Aidan and I carried the two propane tanks over to Chevron, and were met by a little Jamaican man named George. As we sat with him while filling tanks, he asked if Aidan was my son and when I told him he was, he went on and on about how we look so much alike. I told him I have 11 children, and he chuckled at the small family we have and told us he has 32 children. It’s not everyday that I run across someone who has more creatures than I do! He told us that he doesn’t even remember a couple of their mothers and isn’t quite sure how many mothers there are, but was proud to say that he’s never paid a cent in child support. At that point I had a hard time biting my tongue, but somehow managed, and even left him in one piece. What a guy!
It was Mycah and Aidan’s turn to do laundry, so that’s all taken care of too now. People have asked how we do laundry on a boat. When we are close to a marina or town, we take the dinghy in and do it at the laundromat. If we are out on the ocean or away at anchor, we hand wash the clothes and hang them out to dry. We haven’t tried this yet, but some sailors throw their clothes in a mesh bag, drag it behind the boat for a bit, them bring it on board to rinse with fresh water and hang it up.
Danny has been busy with more projects on Tanda Malaika. He screwed a fishing rod rack into the ceiling of the stern salon. It looks so good, and we won’t have to scrub rust stains from hooks of the deck anymore.
Emma and I spent some time pulling old caulking. Some of it was cracked in places which causes leaking. It was quite the job, but with flat head screwdrivers and knives as our tools, we were successful.
Once it was all removed, I applied marine grade 4000 to patch it all up again.
My hands were covered in a sticky, white mess, but came clean with acetone.
Aside from all these projects, we have continued to have fun.
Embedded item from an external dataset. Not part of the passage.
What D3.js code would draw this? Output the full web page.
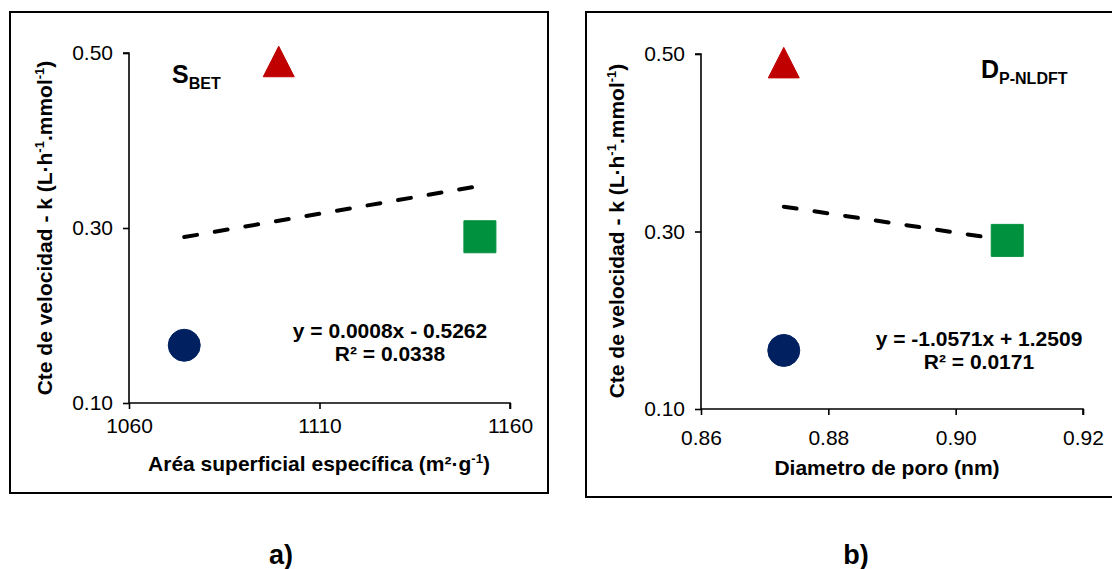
<!DOCTYPE html>
<html>
<head>
<meta charset="utf-8">
<script src="https://cdn.jsdelivr.net/npm/d3@7"></script>
<style>
  body { margin: 0; background: #fff; }
  svg text { font-family: "Liberation Sans", Arial, sans-serif; fill: #000; }
  .bold { font-weight: bold; }
</style>
</head>
<body>
<div id="chart"></div>
<script>
// data (same three samples in both panels)
var areaBET  = [1074.5, 1099.3, 1152.1]
var diamPoro = [0.873, 0.873, 0.9081]
var kRate    = [0.166, 0.49, 0.29]

var yTicks  = [0.10, 0.30, 0.50]
var xTicksA = [1060, 1110, 1160]
var xTicksB = [0.86, 0.88, 0.90, 0.92]

var eqA = ["y = 0.0008x - 0.5262", "R² = 0.0338"]
var eqB = ["y = -1.0571x + 1.2509", "R² = 0.0171"]

var shapes = ["circle", "triangle", "square"]
var colors = ["#002060", "#C00000", "#00913F"]

var W = 1112, H = 569
var svg = d3.select("#chart").append("svg")
    .attr("width", W)
    .attr("height", H)

function fit(xs, ys) {
    var mx = d3.mean(xs), my = d3.mean(ys)
    var sxy = d3.sum(xs, function(d, i) { return (d - mx) * (ys[i] - my) })
    var sxx = d3.sum(xs, function(d) { return (d - mx) * (d - mx) })
    var b = sxy / sxx
    return { b: b, a: my - b * mx }
}

function panel(opt) {
    var g = svg.append("g")

    g.append("rect")
        .attr("x", opt.frame[0]).attr("y", opt.frame[1])
        .attr("width", opt.frame[2]).attr("height", opt.frame[3])
        .attr("fill", "none").attr("stroke", "#000").attr("stroke-width", 2)

    var x = d3.scaleLinear().domain(opt.xDomain).range(opt.xRange)
    var y = d3.scaleLinear().domain([0.10, 0.50]).range(opt.yRange)

    // axes
    var ya = g.append("g")
        .attr("transform", "translate(" + opt.xRange[0] + ",0)")
        .call(d3.axisLeft(y).tickValues(yTicks).tickSize(6).tickPadding(10)
            .tickFormat(d3.format(".2f")))
    var xa = g.append("g")
        .attr("transform", "translate(0," + opt.yRange[0] + ")")
        .call(d3.axisBottom(x).tickValues(opt.xTicks).tickSize(6).tickPadding(opt.xPad)
            .tickFormat(opt.xFmt))
    ;[ya, xa].forEach(function(a) {
        a.select(".domain").attr("stroke", "#000").attr("stroke-width", 1.6)
            .attr("d", a === ya
                ? "M0," + opt.yRange[0] + "V" + opt.yRange[1] + "H-6"
                : "M" + opt.xRange[0] + ",0H" + opt.xRange[1] + "V6")
        a.selectAll(".tick line").attr("stroke", "#000").attr("stroke-width", 1.6)
        a.attr("font-size", 21).attr("font-family", null)
    })

    // trend line
    var xs = opt.xData
    var f = fit(xs, kRate)
    var x0 = d3.min(xs), x1 = d3.max(xs)
    g.append("line")
        .attr("x1", x(x0)).attr("y1", y(f.a + f.b * x0))
        .attr("x2", x(x1)).attr("y2", y(f.a + f.b * x1))
        .attr("stroke", "#000").attr("stroke-width", 4)
        .attr("stroke-linecap", "round")
        .attr("stroke-dasharray", "13,18")

    // markers
    g.selectAll("mark")
        .data(kRate)
        .enter()
        .append("path")
            .attr("transform", function(d, i) { return "translate(" + x(xs[i]) + "," + y(d) + ")" })
            .attr("d", function(d, i) {
                if (shapes[i] == "circle") return "M-16,0a16,16 0 1,0 32,0a16,16 0 1,0 -32,0Z"
                if (shapes[i] == "triangle") return "M0,-15.5L15.5,15L-15.5,15Z"
                return "M-16,-16H16V16H-16Z"
            })
            .attr("fill", function(d, i) { return colors[i] })
            .attr("stroke", function(d, i) { return colors[i] })
            .attr("stroke-width", 1)
            .attr("stroke-linejoin", "round")

    // equation
    g.selectAll("eq")
        .data(opt.eq)
        .enter()
        .append("text")
            .attr("class", "bold")
            .attr("x", opt.eqPos[0])
            .attr("y", function(d, i) { return opt.eqPos[1] + i * 23 })
            .attr("text-anchor", "middle")
            .attr("font-size", 21)
            .text(function(d) { return d })

    // panel label with subscript
    var lab = g.append("text").attr("class", "bold")
        .attr("x", opt.labPos[0]).attr("y", opt.labPos[1])
        .attr("font-size", 25)
    lab.append("tspan").text(opt.lab[0])
    lab.append("tspan").attr("dy", 6).attr("font-size", 16).text(opt.lab[1])

    // y title
    var yt = g.append("text").attr("class", "bold")
        .attr("transform", "translate(" + opt.yTitle[0] + "," + opt.yTitle[1] + ") rotate(-90)")
        .attr("text-anchor", "middle")
        .attr("font-size", 21)
    yt.append("tspan").text("Cte de velocidad - k (L·h")
    yt.append("tspan").attr("dy", -8).attr("font-size", 13).text("-1")
    yt.append("tspan").attr("dy", 8).text(".mmol")
    yt.append("tspan").attr("dy", -8).attr("font-size", 13).text("-1")
    yt.append("tspan").attr("dy", 8).text(")")

    // x title
    var xt = g.append("text").attr("class", "bold")
        .attr("x", opt.xTitle[0]).attr("y", opt.xTitle[1])
        .attr("text-anchor", "middle")
        .attr("font-size", 21)
    opt.xTitleParts.forEach(function(p) {
        var t = xt.append("tspan").text(p[0])
        if (p[1]) t.attr("dy", p[1])
        if (p[2]) t.attr("font-size", p[2])
    })

    svg.append("text").attr("class", "bold")
        .attr("x", opt.sub[0]).attr("y", 564)
        .attr("text-anchor", "middle")
        .attr("font-size", 27)
        .text(opt.sub[1])
}

panel({
    frame: [10, 12, 538, 481],
    xDomain: [1060, 1160], xRange: [129, 510], yRange: [403, 53],
    xTicks: xTicksA, xFmt: d3.format("d"), xPad: 9,
    xData: areaBET,
    eq: eqA, eqPos: [390, 338],
    lab: ["S", "BET"], labPos: [172, 83],
    yTitle: [52, 228],
    xTitle: [319, 471],
    xTitleParts: [["Aréa superficial específica (m²·g"], ["-1", -8, 13], [")", 8]],
    sub: [281, "a)"]
})

panel({
    frame: [586, 12, 540, 485],
    xDomain: [0.86, 0.92], xRange: [701, 1083], yRange: [409, 54],
    xTicks: xTicksB, xFmt: d3.format(".2f"), xPad: 15,
    xData: diamPoro,
    eq: eqB, eqPos: [979, 346],
    lab: ["D", "P-NLDFT"], labPos: [981, 78],
    yTitle: [624, 231],
    xTitle: [887, 475],
    xTitleParts: [["Diametro de poro (nm)"]],
    sub: [856, "b)"]
})
</script>
</body>
</html>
I found a boat named Danny Boy, and Aidan has continued to get some good boarding and tubing in.
We are excited for Jude and my sweet Momma to arrive in about 3 hours, and the plan after that is to leave Marathon early Sunday morning and head to Key Largo. On Monday, Tanda Malaika will be lifted with a sling and her sail drive seals will be replaced. We are praying that that will be all that needs to be done, and then she will be placed back in the water that evening. We’ll hang around for a day or two and slowly make our way to Miami to pick up my sister and brother in law later in the week. Exciting times!